The difference is largely upper management and internal engine support.I think they have done a decent job at that given the change we've seen in the western space. it's just that Nintendo offered more to publishers they were lacking in. it makes me wonder if there are business reasons relating to that for Bamco and Sega. SE and Capcom get some benefits that we aren't seeing with the other two, and I wonder if it has to do with historical support not being as lackluster (though one can easily say the same for SE and Capcom, but Nintendo does more for them, because they reap more rewards)

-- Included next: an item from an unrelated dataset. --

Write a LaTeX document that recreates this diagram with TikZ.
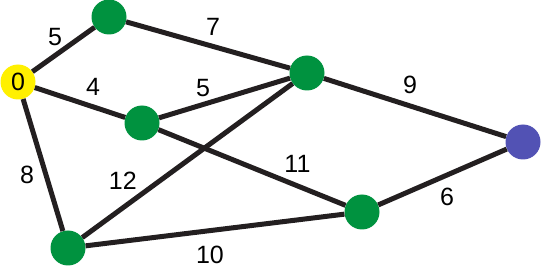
\documentclass[tikz,border=0pt]{standalone}
\usepackage{fontspec}
\setmainfont{Liberation Sans}
\usepackage{tikz}
\definecolor{nodegreen}{RGB}{0,146,63}
\definecolor{nodeyellow}{RGB}{255,240,0}
\definecolor{nodeblue}{RGB}{82,82,180}
\definecolor{edgeblack}{RGB}{35,31,32}
\begin{document}
\begin{tikzpicture}[x=1pt, y=-1pt, font=\fontsize{25}{30}\selectfont,
    vert/.style={shape=circle, fill=#1, minimum size=35pt, inner sep=0pt}]
    \useasboundingbox (0,0) rectangle (550,267);
    \node[vert=nodeyellow] (0) at (18,82) {0};
    \node[vert=nodegreen] (A) at (109,17) {};
    \node[vert=nodegreen] (B) at (307,73) {};
    \node[vert=nodegreen] (C) at (142,123) {};
    \node[vert=nodeblue] (T) at (523,142) {};
    \node[vert=nodegreen] (D) at (362,212) {};
    \node[vert=nodegreen] (E) at (68,248) {};

    \path[draw=edgeblack, line width=5pt, every node/.style={inner sep=0pt}]
    (0) edge node [xshift=-8.5pt, yshift=12.5pt] {5} (A)
    (A) edge node [xshift=5pt, yshift=18pt] {7} (B)
    (0) edge node [xshift=13pt, yshift=15.5pt] {4} (C)
    (C) edge node [xshift=-21.5pt, yshift=10pt] {5} (B)
    (B) edge node [xshift=-5pt, yshift=22.5pt] {9} (T)
    (0) edge node [xshift=-16pt, yshift=-10pt] {8} (E)
    (E) edge node [pos=0.25, xshift=-12pt, yshift=18pt] {12} (B)
    (C) edge node [pos=0.7, xshift=8pt, yshift=19pt] {11} (D)
    (D) edge node [xshift=4.5pt, yshift=-20pt] {6} (T)
    (E) edge node [xshift=-5pt, yshift=-25pt] {10} (D);
\end{tikzpicture}
\end{document}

Within 2 years of Nagoshi being taken off the board of directors and stripped of his Chief Creative Officer title, suddenly Sega is singing a slightly different tune with Switch in exceedingly noticeable ways. Meanwhile, Harada is in charge at Bandai Namco.
Additionally, while Capcom eventually had to do a specialized RE Engine work-up for MHR to support expanded vision in light of its market performance, MT Framework was quickly accommodated for Switch. Likewise, outside BDU1 and 3 at Square, Unreal Engine 4 or Unity ruled the roost, so Switch reaped benefits there by being supported in UE4/Unity. The same cannot be said for Dragon Engine and whatever tools Atlus had been using.
A combination of these factors is what leads to the circumstances of which publishers are and are not present. And when something about these factors changes (see example: Astral Chain convincing Square Enix that Nier Automata would be doable on Switch since both were made by Platinum and therefore utilize the same or similar engine), so will the support.